The Good Earth: 2/10
Goodness gracious this was terrible. I’ve got the book on my Kindle to read and I can only hope it’s not nearly as bad. Apart from the historically unavoidable yellowface cast, the movie is way too long, edited terribly, and has no character development or any other interest in its plot. It just skims from plot point to plot point without any sense of drama or historical sweep. Waste of two hours of my life. I can’t bring myself to waste any more time writing anything longer.
Citizen Kane: 8/10
This is regularly hyped as the greatest movie of all time and I hadn’t seen it yet! It was about to expire off Amazon Prime, so I decided now must be the time. And…it was really good, but greatest of all time? I don’t think I can go there. There’s a lot to love technically…the cinematography is amazing. Great use of chiaroscuro and camera angles, and the film actually pioneered the use of “deep focus”, a style of shooting that allows the entire frame to be in tight, clear focus and adds a richer sense of space to the film. The story has a Rashoman-like quality, with Charles Foster Kane’s life story being told only by multiple outside narrators, subject to their own sympathy or bitterness towards their subject. But in terms of watching a story about a young idealistic man who is corrupted by power and ends up alone, give me the first two Godfather movies any day. Citizen Kane is a great film, but I don’t think I can call it the greatest ever for me.
The American President: 5/10
For about the first half hour of this movie, I was entertained. I really like The West Wing, and this was almost like a prequel: the walk-and-talk! The rapid-fire Sorkin dialogue (especially from Michael J. Fox)! Even the silly meet-cute managed to be charming. But as the movie went on, the typical rom-com stuff started to annoy me. Highly unrealistic situations! Highly unbelievable behavior in those unlikely situations! The way we’re supposed to believe that a couple that we’ve never seen have a serious conversation are soooooo in luuuuurv. And the failure to develop Bening’s Sydney Ellen Wade is criminal: what was her life like before she got to DC? Even on just the romantic angle, what is her past like? Has she ever been married before? Even engaged? She seems to exist in the movie solely to react to Michael Douglas’ President Shepherd, she’s not an actual human being at all.

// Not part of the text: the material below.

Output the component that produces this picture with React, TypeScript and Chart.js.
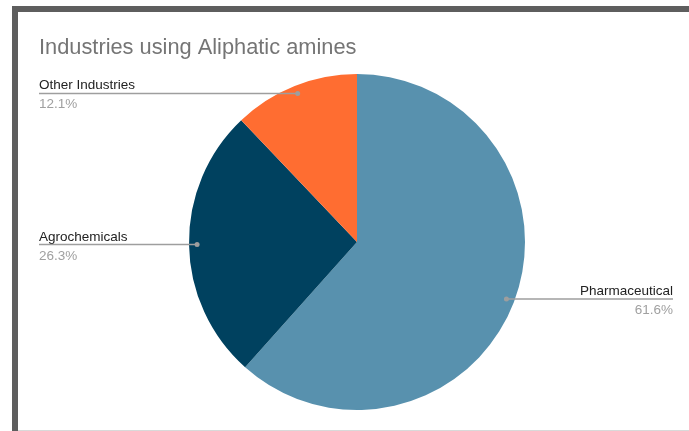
import React, { useEffect, useRef } from "react";
import { Chart, registerables } from "chart.js";

Chart.register(...registerables);

const categories = ["Pharmaceutical", "Agrochemicals", "Other Industries"];
const values = [61.6, 26.3, 12.1];
const percentLabels = ["61.6%", "26.3%", "12.1%"];
const colors = ["#5891ae", "#00415f", "#ff6d31"];
const titleText = "Industries using Aliphatic amines";

const FONT = "'Liberation Sans', Arial, sans-serif";

const framePlugin = {
  id: "frame",
  beforeDraw(chart: any) {
    const ctx = chart.ctx;
    ctx.save();
    ctx.fillStyle = "#ffffff";
    ctx.fillRect(0, 0, chart.width, chart.height);
    ctx.fillStyle = "#5e5e5e";
    ctx.fillRect(12, 6, chart.width - 12, 6);
    ctx.fillRect(12, 6, 6, chart.height - 6);
    ctx.fillStyle = "#d9d9d9";
    ctx.fillRect(18, chart.height - 1, chart.width - 18, 1);
    ctx.fillStyle = "#757575";
    ctx.font = `21.8px ${FONT}`;
    ctx.textBaseline = "alphabetic";
    ctx.textAlign = "left";
    ctx.fillText(titleText, 39, 54);
    ctx.restore();
  },
};

const labelPlugin = {
  id: "leaderLabels",
  afterDraw(chart: any) {
    const ctx = chart.ctx;
    const meta = chart.getDatasetMeta(0);
    ctx.save();
    meta.data.forEach((arc: any, i: number) => {
      const { x, y, startAngle, endAngle, outerRadius } = arc.getProps(
        ["x", "y", "startAngle", "endAngle", "outerRadius"],
        true
      );
      const mid = (startAngle + endAngle) / 2;
      const r = outerRadius * 0.952;
      const px = x + Math.cos(mid) * r;
      const py = y + Math.sin(mid) * r;
      const right = px > x;
      const edge = right ? 673 : 39;
      ctx.strokeStyle = "#9e9e9e";
      ctx.lineWidth = 1.3;
      ctx.beginPath();
      ctx.moveTo(px, py);
      ctx.lineTo(edge, py);
      ctx.stroke();
      ctx.fillStyle = "#9e9e9e";
      ctx.beginPath();
      ctx.arc(px, py, 2.5, 0, Math.PI * 2);
      ctx.fill();
      ctx.textAlign = right ? "right" : "left";
      ctx.textBaseline = "alphabetic";
      ctx.font = `13.5px ${FONT}`;
      ctx.fillStyle = "#222222";
      ctx.fillText(categories[i], edge, py - 4);
      ctx.fillStyle = "#a0a0a0";
      ctx.fillText(percentLabels[i], edge, py + 15);
    });
    ctx.restore();
  },
};

export default function App() {
  const ref = useRef<HTMLCanvasElement | null>(null);
  useEffect(() => {
    document.body.style.margin = "0";
    const chart = new Chart(ref.current as HTMLCanvasElement, {
      type: "pie",
      data: {
        labels: categories,
        datasets: [
          {
            data: values,
            backgroundColor: colors,
            borderWidth: 0,
          },
        ],
      },
      options: {
        animation: false,
        responsive: false,
        maintainAspectRatio: false,
        layout: { padding: { top: 74, bottom: 21, left: 100, right: 75 } },
        plugins: {
          legend: { display: false },
          title: { display: false },
          tooltip: { enabled: false },
        },
      },
      plugins: [framePlugin, labelPlugin],
    });
    return () => chart.destroy();
  }, []);
  return (
    <div style={{ width: 689, height: 431 }}>
      <canvas ref={ref} width={689} height={431} style={{ display: "block" }} />
    </div>
  );
}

Annette Bening does her best, but she can’t make up for the failures of the script all by herself. This movie reminded me why I usually don’t watch romantic comedies.
I’ve been a huge fan of Alfonso Curaon ever since the first time I saw Y Tu Mama Tambien over a decade ago. I’ve rewatched it many times since, and it just gets deeper and richer as time goes on. When I was a teenager, I identified with the coming-of-age story, and as I’ve gotten older, I’m drawn more and more to Luisa’s story. Anyways, the point is that Cuaron has a knack for making films that last because they speak to the power of the human spirit. See also: Children of Men. To finally get around to this movie, Gravity is a film that could have been technically amazing but empty but for two things: an amazing performance by Sandra Bullock and the direction of Alfonso Cuaron. Cauron never takes his eye off the ball, never forgets that this is fundamentally about Dr. Stone’s fight to survive against astronomical (no pun intended) odds. Even though we don’t know much besides the bare bones of her story, Cuaron and Bullock make sure that we know who she is. I am famously a movie crier if one hits me right emotionally, and this one definitely brought the tears out.
North by Northwest: 8/10
Cary Grant has been an actor that I’ve only really discovered fairly recently, and I just love him. As always, he’s great in this Hitchcock classic. Everything works here: the plot and direction sweeps along, twisting and turning and not leaving you any time to process too much but keeps you wondering how all the pieces are going to fit together in the end. Grant is fantastic, smooth and charming and funny and compelling. He has great screen presence and excellent chemistry with Eva Marie Saint, who plays her femme fatale role to the hilt. It almost feels James Bond-esque: suave leading man, beautiful woman of dubious trustworthiness, charismatic villain with evil plot, improbable chase sequence (I mean, Saint is really going to climb down Mount Rushmore in high heels?), lots of energy and wit. Really enjoyable stuff, and that ending shot of the train going into the tunnel was a hilarious middle finger to the Hays Code.
The Great Gatsby: 6/10
I first read The Great Gatsby in high school, and I didn’t like it very much. I didn’t understand it, really, and my English teacher droning on about the beautiful symbolism of the green light=hope didn’t really help. I picked it up again near the end of college. I don’t know quite why, but I’m glad that I did, because it’s become one of my all time favorites. One day, someone will make a great movie of this amazing book, but sadly it isn’t this one. It had a lot of promise. Baz Luhrmann was great choice of director for the jazz-age sensibility of the setting: no one does lurid better. Leonardo DiCaprio was a great choice for Gatsby, if a touch too old…I know he’s only 7 years older than Gatsby, but those 7 years have their mark on him. He looks significantly older than Carey Mulligan, who as much as I adore her, is miscast in the role of Daisy. She doesn’t have great chemistry with DiCaprio, and she’s too substantial (I am not referring to her spare frame, but her gravitas) to play the ephemeral Daisy. Also miscast is Tobey Maguire, who is both too old and doesn’t have enough substance to really ground the role. He plays Nick as a cipher, but somehow doesn’t really serve well for the audience surrogate. He seems more along for the ride than swept up. Elizabeth Debicki is probably the best cast role, her Jordan Baker hits all the right notes and steals every scene she’s in.